- THE EXERCISE:
Retype word for word the first line of the listing and each line after it up to the line with "one_to_one = [0.0, 1.0]", with the pictures taken out.

- STORED DATA:
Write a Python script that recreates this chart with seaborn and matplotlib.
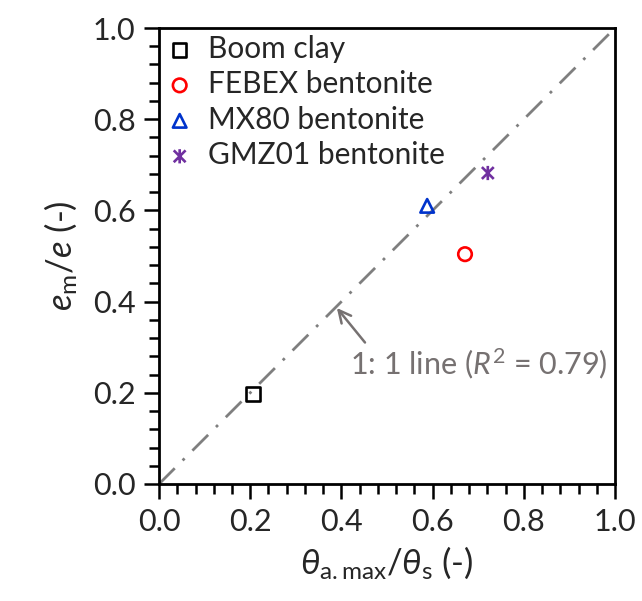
import matplotlib
matplotlib.use('Agg')
import matplotlib.pyplot as plt
import seaborn as sns
from matplotlib.path import Path
from matplotlib.ticker import MultipleLocator, FormatStrFormatter

# data
materials = ['Boom clay', 'FEBEX bentonite', 'MX80 bentonite', 'GMZ01 bentonite']
theta_ratio = [0.206, 0.671, 0.588, 0.721]
void_ratio = [0.197, 0.504, 0.610, 0.682]
colors = ['black', '#FF0000', '#0033CC', '#7030A0']

# Excel-style "star" marker: an x with a vertical bar
star = Path([(-1, -1), (1, 1), (-1, 1), (1, -1), (0, -1.2), (0, 1.2)],
            [Path.MOVETO, Path.LINETO, Path.MOVETO, Path.LINETO, Path.MOVETO, Path.LINETO])
markers = ['s', 'o', '^', star]
sizes = [95, 95, 95, 105]
one_to_one = [0.0, 1.0]

sns.set_style('ticks')
plt.rcParams['font.family'] = ['Lato', 'DejaVu Sans']
plt.rcParams['mathtext.fontset'] = 'custom'
plt.rcParams['mathtext.rm'] = 'Lato'
plt.rcParams['mathtext.it'] = 'Lato:italic'

fig = plt.figure(figsize=(6.42, 6.01), dpi=100)
ax = fig.add_axes([0.2477, 0.1947, 0.7103, 0.7587])

# 1:1 line
sns.lineplot(x=one_to_one, y=one_to_one, ax=ax, color='#7F7F7F', lw=2,
             dashes=False, linestyle=(0, (8, 4, 1, 4)), zorder=1)

for name, xv, yv, c, m, sz in zip(materials, theta_ratio, void_ratio, colors, markers, sizes):
    sns.scatterplot(x=[xv], y=[yv], ax=ax, marker=m, facecolor='none',
                    edgecolor=c, s=sz, linewidth=1.9, label=name, zorder=3)

ax.set_xlim(0, 1)
ax.set_ylim(0, 1)
ax.xaxis.set_major_locator(MultipleLocator(0.2))
ax.yaxis.set_major_locator(MultipleLocator(0.2))
ax.xaxis.set_minor_locator(MultipleLocator(0.04))
ax.yaxis.set_minor_locator(MultipleLocator(0.04))
ax.xaxis.set_major_formatter(FormatStrFormatter('%.1f'))
ax.yaxis.set_major_formatter(FormatStrFormatter('%.1f'))
ax.tick_params(which='major', direction='out', length=11, width=1.8,
               labelsize=22, pad=6, color='black')
ax.tick_params(which='minor', direction='out', length=7, width=1.8, color='black')
for s in ax.spines.values():
    s.set_linewidth(2)
    s.set_color('black')

ax.set_xlabel(r'$\mathit{\theta}_{\mathrm{a.max}}/\mathit{\theta}_{\mathrm{s}}$ (-)',
              fontsize=25, labelpad=6)
ax.set_ylabel(r'$\mathit{e}_{\mathrm{m}}/\mathit{e}$ (-)', fontsize=25, labelpad=10)

ax.annotate(r'1: 1 line ($\mathit{R}^2$ = 0.79)', xy=(0.39, 0.386), xytext=(0.418, 0.265),
            fontsize=22, color='#767171', va='center', ha='left',
            arrowprops=dict(arrowstyle='->', color='#767171', lw=1.8,
                            shrinkA=0, shrinkB=0, mutation_scale=22,
                            relpos=(0.07, 1.0)))

leg = ax.legend(loc='upper left', bbox_to_anchor=(-0.031, 1.018), frameon=False,
                fontsize=21.5, handletextpad=0.27, labelspacing=0.25,
                borderaxespad=0.1, handlelength=1.33, scatterpoints=1)

fig.savefig('out.png', dpi=100)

- SOLUTION:
Write a Python script that recreates this chart with seaborn and matplotlib.
import matplotlib
matplotlib.use('Agg')
import matplotlib.pyplot as plt
import seaborn as sns
from matplotlib.path import Path
from matplotlib.ticker import MultipleLocator, FormatStrFormatter

# data
materials = ['Boom clay', 'FEBEX bentonite', 'MX80 bentonite', 'GMZ01 bentonite']
theta_ratio = [0.206, 0.671, 0.588, 0.721]
void_ratio = [0.197, 0.504, 0.610, 0.682]
colors = ['black', '#FF0000', '#0033CC', '#7030A0']

# Excel-style "star" marker: an x with a vertical bar
star = Path([(-1, -1), (1, 1), (-1, 1), (1, -1), (0, -1.2), (0, 1.2)],
            [Path.MOVETO, Path.LINETO, Path.MOVETO, Path.LINETO, Path.MOVETO, Path.LINETO])
markers = ['s', 'o', '^', star]
sizes = [95, 95, 95, 105]
one_to_one = [0.0, 1.0]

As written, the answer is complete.